REPUBLIKA.CO.ID, BAGHDAD -- Aksi unjuk rasa terhadap hasil pemilihan umum Oktober lalu berlanjut pada Jumat (26/11) waktu setempat. Para demonstran memekikan slogan-slogan menentang Perdana Menteri Mustafa al-Kadhimi.
Seperti dilansir laman Anadolu Agency, Sabtu (27/11), ratusan demonstran yang berafiliasi dengan koalisi Fatah, aliansi multipartai Hashd al-Shaabi, mantan pasukan paramiliter pro-Iran, mencoba memasuki Zona Hijau. Kawasan itu menampung gedung-gedung pemerintah dan misi asing.
Menurut hasil pemilu, sebuah blok yang dipimpin oleh pemimpin Syiah Moqtada al-Sadr muncul sebagai salah satu pemenang terbesar. Mereka mengamankan 73 kursi di parlemen yang beranggotakan 329 orang.
Sementara itu, faksi-faksi pro-Iran melihat kursi mereka berkurang dari 47 dalam pemilihan 2018 menjadi sekitar 20. Pada November, protes dimulai terhadap hasil pemilu parlemen yang memicu bentrokan antara pasukan keamanan dan para pengunjuk rasa.

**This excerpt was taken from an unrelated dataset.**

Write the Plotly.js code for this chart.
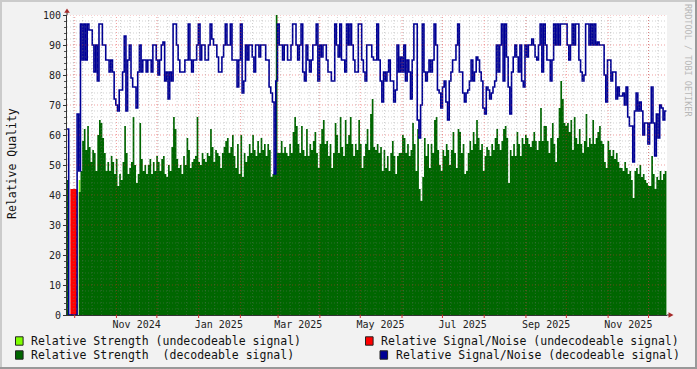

Sebuah gerakan protes yang belum pernah terjadi sebelumnya pecah dua tahun lalu. Aksi itu menentang kelas politik yang menjalankan negara kaya minyak tetapi dilanda kemiskinan di mana pengangguran kaum muda melonjak.
Pemilihan nasional diajukan sebagai konsesi bagi para pengunjuk rasa yang juga mengeluh bahwa Irak terikat pada Iran. Faksi Hashd telah menghadapi tuduhan menargetkan aktivis.